News Round-Up

Heal brings fresh energy and diversity to nature’s recovery with Heal Future appointments

Heal has announced the names of twelve people from Heal Future who will bring the energy, hopes and views of the next generation into the new rewilding charity’s work on nature’s recovery, climate change and wellbeing.

Heal Future is the network for anyone under 30 wishing to contribute their ideas, time, skills, knowledge and energy to shape and grow Heal.

Bella Lack and Holly Gillibrand, both well-known teenage campaigners on conservation and climate change, have been appointed to new leadership roles in the charity’s new Voice of Heal Future team. Holly is Heal Future’s Rewilding Voice and Bella is Heal Future’s Climate Voice. Heal is also in the process of finding a Wellbeing Voice for the team. Together, the three will raise awareness of Heal’s rewilding ambitions among young people and help amplify the voices of Heal’s young supporters.

“We are thrilled to have these passionate, articulate young women advocating for us.” said Hannah Needham, Junior Director of Heal. “It’s so important to have engaged young people like Holly and Bella on the team.”

Heal also named its ten new Future Advisors, chosen from over 90 young people who applied for a place on the new Heal Future Advisory Panel. The panel has been set up to represent the hundreds of young rewilders who subscribed to the Heal Future network this Spring, as well as those young people the charity aims to attract as it grows.

“Diversity makes us stronger, which is why we selected young people with a range of skills, experiences, ages and backgrounds.” said Hannah Needham. “Our team consists of students and professionals, with varied experience in the corporate and charity sectors. Opportunity was a key consideration in the selection process too – no one on the panel has had a role like this before.”

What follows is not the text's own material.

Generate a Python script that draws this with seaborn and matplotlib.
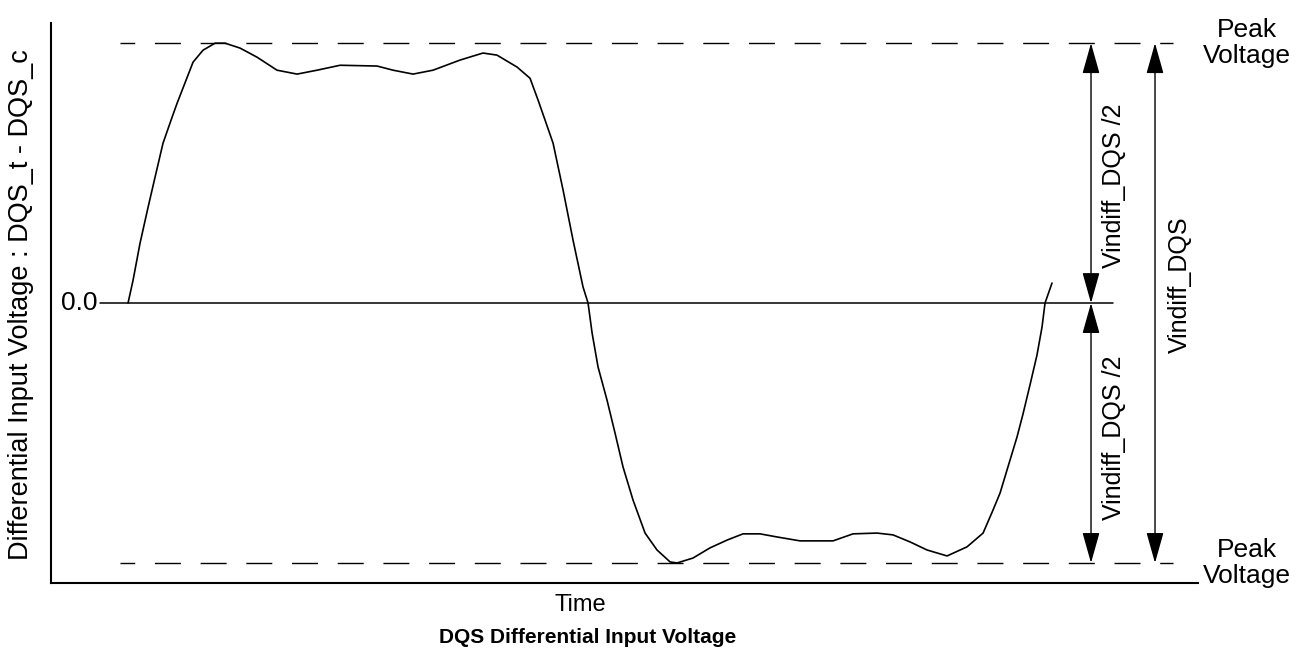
import numpy as np
import pandas as pd
import seaborn as sns
import matplotlib.pyplot as plt

# Waveform (time in arbitrary units 0-100, voltage normalised to the peak)
time_points = [6.71, 7.15, 7.76, 8.46, 9.07, 9.76, 10.55, 10.99, 12.38, 13.25, 14.30, 15.17,
               16.48, 17.96, 19.70, 21.45, 23.19, 25.20, 28.42, 29.82, 31.56, 33.30, 35.66,
               37.66, 38.88, 40.63, 41.76, 42.46, 43.07, 43.77, 44.64, 45.51, 46.38, 46.82,
               47.17, 47.69, 48.47, 49.17, 49.87, 50.74, 51.79, 52.83, 53.97, 54.58, 55.97,
               57.45, 58.94, 60.33, 61.81, 63.30, 65.30, 68.18, 69.92, 72.01, 73.41, 74.89,
               76.37, 78.12, 79.86, 81.26, 82.13, 82.74, 83.61, 84.22, 84.74, 85.35, 85.96,
               86.40, 86.66, 87.27]
voltage_points = [0.0, 0.088, 0.231, 0.369, 0.485, 0.615, 0.715, 0.769, 0.927, 0.973, 1.0, 1.0,
                  0.981, 0.946, 0.896, 0.881, 0.896, 0.915, 0.912, 0.896, 0.881, 0.896, 0.935,
                  0.962, 0.954, 0.908, 0.865, 0.781, 0.704, 0.615, 0.435, 0.242, 0.062, 0.0,
                  -0.115, -0.246, -0.373, -0.5, -0.631, -0.758, -0.885, -0.950, -0.996, -1.0, -0.981,
                  -0.942, -0.912, -0.888, -0.888, -0.900, -0.915, -0.915, -0.888, -0.885, -0.892, -0.919,
                  -0.950, -0.973, -0.938, -0.885, -0.796, -0.731, -0.604, -0.515, -0.427, -0.315, -0.200,
                  -0.092, 0.0, 0.077]

peak_levels = [1.0, -1.0]
half_label = "Vindiff_DQS /2"
full_label = "Vindiff_DQS"
peak_label = "Peak\nVoltage"
zero_label = "0.0"
x_label = "Time"
y_label = "Differential Input Voltage : DQS_t - DQS_c"
title = "DQS Differential Input Voltage"

df = pd.DataFrame({'time': time_points, 'voltage': voltage_points})

sns.set_theme(style="white")
plt.rcParams['font.family'] = ['Liberation Sans', 'DejaVu Sans']
plt.rcParams['text.color'] = 'black'

fig = plt.figure(figsize=(12.96, 6.54), dpi=100)
ax = fig.add_axes([0.0394, 0.1086, 0.885, 0.856])

# Waveform
sns.lineplot(data=df, x='time', y='voltage', ax=ax, color='black', linewidth=1.2, sort=False)

# Zero reference line and dashed peak levels
ax.plot([4.27, 92.6], [0, 0], color='black', linewidth=1.1)
for level in peak_levels:
    ax.plot([6.02, 97.8], [level, level], color='black', linewidth=1.0,
            linestyle=(8.1, (18.7, 14.2)))

# Dimension arrows
arrow_style = dict(arrowstyle='<|-|>,head_length=1.6,head_width=0.45', color='black',
                   lw=1.0, shrinkA=0, shrinkB=0)
ax.annotate('', xy=(90.67, peak_levels[0]), xytext=(90.67, 0), arrowprops=arrow_style)
ax.annotate('', xy=(90.67, peak_levels[1]), xytext=(90.67, 0), arrowprops=arrow_style)
ax.annotate('', xy=(96.25, peak_levels[0]), xytext=(96.25, peak_levels[1]), arrowprops=arrow_style)

# Labels on the plot
ax.text(4.01, 0, zero_label, ha='right', va='center', fontsize=19)
ax.text(92.7, 0.45, half_label, rotation=90, ha='center', va='center', fontsize=18)
ax.text(92.7, -0.52, half_label, rotation=90, ha='center', va='center', fontsize=18)
ax.text(98.4, 0.07, full_label, rotation=90, ha='center', va='center', fontsize=18)
for level in peak_levels:
    ax.text(104.3, level, peak_label, ha='center', va='center', fontsize=19,
            linespacing=1.1, clip_on=False)

ax.set_xlim(0, 100)
ax.set_ylim(-1.077, 1.077)
ax.set_xticks([])
ax.set_yticks([])
ax.set_xlabel('')
ax.set_ylabel('')
sns.despine(ax=ax)
for side in ['left', 'bottom']:
    ax.spines[side].set_color('black')
    ax.spines[side].set_linewidth(1.5)

fig.text(0.4475, 0.075, x_label, ha='center', va='center', fontsize=17)
fig.text(0.4537, 0.0245, title, ha='center', va='center', fontsize=15, fontweight='bold')
fig.text(0.0165, 0.534, y_label, rotation=90, ha='center', va='center', fontsize=19.5)

fig.savefig('out.png', dpi=100)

The ten Future Advisors are Eva Willman (15), Magnus Bower (17), Fergus White (19), Mir Singhvi (21), Ciara Canty (24), Steph Greenslade (24), Nathan Van Cooten (25), Alex Catling (26), Callum Sheehan (26) and Chantelle Lindsay (26). The Future Advisors will sit on the panel for up to two years and then new applications will be invited.

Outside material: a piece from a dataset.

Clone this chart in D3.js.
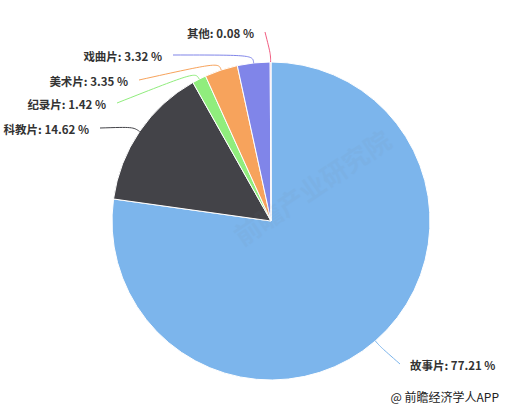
<!DOCTYPE html>
<html>
<head>
<meta charset="utf-8">
<script src="https://cdn.jsdelivr.net/npm/d3@7"></script>
<style>
  html, body { margin: 0; padding: 0; background: #fff; }
  svg { display: block; font-family: "Noto Sans CJK SC", "Noto Sans", sans-serif; }
</style>
</head>
<body>
<div id="chart"></div>
<script>
"use strict";

// film types and their share (%)
var categories = ["故事片", "科教片", "纪录片", "美术片", "戏曲片", "其他"];
var shares = [77.21, 14.62, 1.42, 3.35, 3.32, 0.08];
var colors = ["#7cb5ec", "#434348", "#90ed7d", "#f7a35c", "#8085e9", "#f15c80"];

var width = 506, height = 409;
var cx = 271, cy = 221, radius = 159;

// label placement (text anchor x, text centre y), same order as categories
var labelAt = [
	{ x: 410, y: 366, anchor: "start" },
	{ x: 89,  y: 130, anchor: "end" },
	{ x: 106, y: 105, anchor: "end" },
	{ x: 128, y: 82,  anchor: "end" },
	{ x: 162, y: 57,  anchor: "end" },
	{ x: 254, y: 34,  anchor: "end" }
];

var svg = d3.select("#chart").append("svg")
	.attr("width", width)
	.attr("height", height);

var pie = d3.pie().sort(null).value(function(d){ return d; });
var arcs = pie(shares);

var arc = d3.arc().innerRadius(0).outerRadius(radius);
var edgeArc = d3.arc().innerRadius(radius).outerRadius(radius);
var breakArc = d3.arc().innerRadius(radius + 8).outerRadius(radius + 8);

var g = svg.append("g").attr("transform", "translate(" + cx + "," + cy + ")");

g.selectAll("path.slice")
	.data(arcs).enter()
	.append("path")
		.attr("class", "slice")
		.attr("d", arc)
		.attr("fill", function(d, i){ return colors[i]; })
		.attr("stroke", "#fff")
		.attr("stroke-width", 1)
		.attr("stroke-linejoin", "round");

// watermark (very faint)
svg.append("text")
	.attr("transform", "translate(318,196) rotate(-34)")
	.attr("text-anchor", "middle")
	.attr("font-size", 26)
	.attr("font-weight", "bold")
	.attr("fill", "#6f7d8a")
	.attr("opacity", 0.06)
	.text("前瞻产业研究院");

// connectors
var conn = svg.append("g").attr("fill", "none").attr("stroke-width", 1);
arcs.forEach(function(d, i)
{
	var L = labelAt[i];
	var e = edgeArc.centroid(d), b = breakArc.centroid(d);
	var sx = L.anchor == "end" ? L.x + 11 : L.x - 10;
	var sy = L.y - 2;
	var ex = cx + e[0], ey = cy + e[1];
	var bx = cx + b[0], by = cy + b[1];
	conn.append("path")
		.attr("stroke", colors[i])
		.attr("d", "M" + sx + "," + sy + " C" + bx + "," + by + " " + bx + "," + by + " " + ex + "," + ey);
});

// labels
svg.append("g").selectAll("text")
	.data(arcs).enter()
	.append("text")
		.attr("x", function(d, i){ return labelAt[i].x; })
		.attr("y", function(d, i){ return labelAt[i].y + 4; })
		.attr("text-anchor", function(d, i){ return labelAt[i].anchor; })
		.attr("font-size", 11.5)
		.attr("font-weight", "bold")
		.attr("fill", "#333")
		.text(function(d, i){ return categories[i] + ": " + shares[i].toFixed(2) + " %"; });

// credit
svg.append("text")
	.attr("x", 499)
	.attr("y", 402)
	.attr("text-anchor", "end")
	.attr("font-size", 12)
	.attr("fill", "#222")
	.text("@ 前瞻经济学人APP");
</script>
</body>
</html>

The panel is a sounding board to ensure Heal’s vision resonates with, and benefits, younger generations now and in years to come. Its tasks will include scrutinising Heal plans and policies as they are developed, creating and refining marketing and promotional materials, and contributing to awareness campaigns.

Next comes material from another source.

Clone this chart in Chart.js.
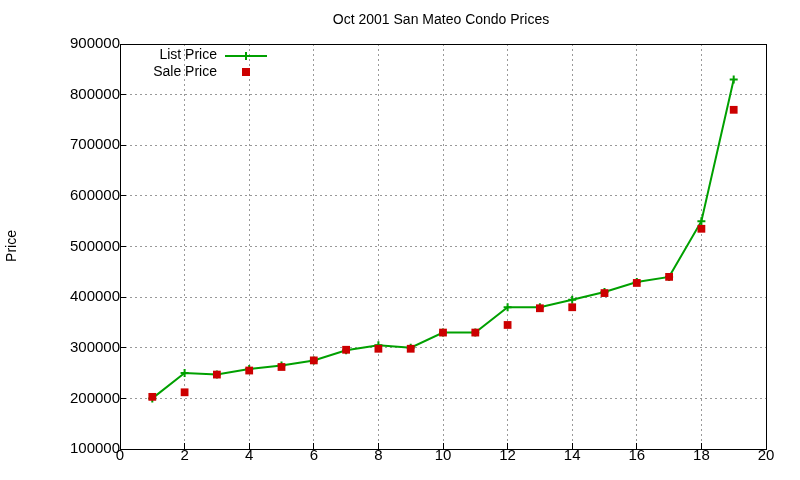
<!DOCTYPE html>
<html>
<head>
<script src="https://cdn.jsdelivr.net/npm/chart.js@4"></script>
<style>body{margin:0;background:#fff}#wrap{width:800px;height:480px}</style>
</head>
<body>
<div id="wrap"><canvas id="chart"></canvas></div>
<script>
const units = [1, 2, 3, 4, 5, 6, 7, 8, 9, 10, 11, 12, 13, 14, 15, 16, 17, 18, 19];
const listPrice = [200000, 250000, 247000, 258000, 265000, 275000, 295000, 305000, 300000, 330000,
  330000, 380000, 380000, 395000, 410000, 430000, 440000, 550000, 830000];
const salePrice = [203000, 212000, 247000, 255000, 262000, 275000, 296000, 298000, 298000, 330000,
  330000, 345000, 378000, 380000, 408000, 428000, 440000, 535000, 770000];

const fontFamily = "'Liberation Sans', Arial, sans-serif";

// gnuplot-like box, title, y label and legend
const gnuplotDecor = {
  id: "gnuplotDecor",
  afterDraw(chart) {
    const { ctx, chartArea: a } = chart;
    ctx.save();
    ctx.strokeStyle = "#000";
    ctx.lineWidth = 1;
    ctx.strokeRect(a.left + 0.5, a.top + 0.5, a.right - a.left, a.bottom - a.top);
    ctx.fillStyle = "#000";
    ctx.font = "14px " + fontFamily;
    ctx.textAlign = "center";
    ctx.textBaseline = "middle";
    ctx.fillText("Oct 2001 San Mateo Condo Prices", 441, 20);
    ctx.save();
    ctx.translate(12, 246);
    ctx.rotate(-Math.PI / 2);
    ctx.fillText("Price", 0, 0);
    ctx.restore();
    // legend
    ctx.textAlign = "right";
    ctx.fillText("List Price", 217, 55);
    ctx.fillText("Sale Price", 217, 72);
    ctx.strokeStyle = "#00a000";
    ctx.lineWidth = 2;
    ctx.beginPath();
    ctx.moveTo(225, 56); ctx.lineTo(267, 56);
    ctx.moveTo(246, 52); ctx.lineTo(246, 60);
    ctx.stroke();
    ctx.fillStyle = "#cc0000";
    ctx.fillRect(242, 68, 8, 8);
    ctx.restore();
  }
};

new Chart(document.getElementById("chart"), {
  type: "line",
  data: {
    datasets: [
      {
        label: "List Price",
        order: 2,
        data: units.map((u, i) => ({ x: u, y: listPrice[i] })),
        borderColor: "#00a000",
        borderWidth: 2,
        pointStyle: "cross",
        pointRadius: 4,
        pointBorderColor: "#00a000",
        pointBorderWidth: 2,
        tension: 0,
      },
      {
        label: "Sale Price",
        order: 1,
        data: units.map((u, i) => ({ x: u, y: salePrice[i] })),
        showLine: false,
        pointStyle: "rect",
        pointRadius: 5.5,
        pointBackgroundColor: "#cc0000",
        pointBorderColor: "#cc0000",
        pointBorderWidth: 0,
      },
    ],
  },
  options: {
    responsive: true,
    maintainAspectRatio: false,
    animation: false,
    layout: { padding: { top: 44, right: 34, left: 0, bottom: 0 } },
    plugins: { legend: { display: false }, tooltip: { enabled: false } },
    scales: {
      x: {
        type: "linear",
        min: 0,
        max: 20,
        ticks: { stepSize: 2, color: "#000", font: { size: 15, family: fontFamily }, padding: 4 },
        grid: { color: "#999", tickLength: -6, tickColor: "#000" },
        border: { dash: [2, 3], display: false },
        afterFit: (s) => { s.height = 31; },
      },
      y: {
        min: 100000,
        max: 900000,
        ticks: {
          stepSize: 100000, color: "#000", font: { size: 15, family: fontFamily }, padding: 6,
          callback: (v) => String(v),
        },
        grid: { color: "#999", tickLength: -6, tickColor: "#000" },
        border: { dash: [2, 3], display: false },
        afterFit: (s) => { s.width = 120; },
      },
    },
  },
  plugins: [gnuplotDecor],
});
</script>
</body>
</html>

The reaction from young people to Heal’s ‘everyone together’ rewilding model has been remarkable, particularly to Heal3x3 – the charity’s novel fundraising strategy with what3words. The novel use of aerial drone photography to visualise land healing over time captured the imagination of many, and has already inspired people from across the country to support squares for Heal to rewild.

In the first few days after the charity’s launch, Heal gained thousands of followers on social media and was inundated with messages of support. The notion that ordinary people can give land back to nature by pooling resources, time and energy gave Heal’s young supporters much-needed hope in the face of a global pandemic and the climate crisis.

Young people, many furloughed, working or studying from home, or job-hunting, were quick to offer their time as desk-based volunteers: Heal Helpers. Over half of the 150-strong group of Heal Helpers are under 30.

“We know the best chance we have of healing the land for future generations is to work in equal partnership with those who are going to live through that future,” said Jan Stannard, one of the co-founders of Heal. “That’s why we launched our network for young rewilders, Heal Future, and appointed our Heal Future Voices and Advisors.”

Hannah Needham, who is 26 and Heal’s first full-time employee, created Heal Future to ensure that young people’s hopes and concerns for the future were considered in every aspect of the charity’s work. “Not only is it fair to involve young people in decisions that will affect them later in life, but it’s smart too,” she said. “Heal stands apart because of our emphasis on community, on creating accessible rewilded spaces where people from all walks of life come to learn, enjoy and relax. We are committed to working with young voices make sure this rewilding model is relevant for them now and long into the future.”

Those within Heal Future are part of a network that enables like-minded young people to connect with each other, build support for rewilding amongst their peers and share their thoughts and ideas about how the charity can grow as an organisation. The Heal Future Panel will represent the network within Heal.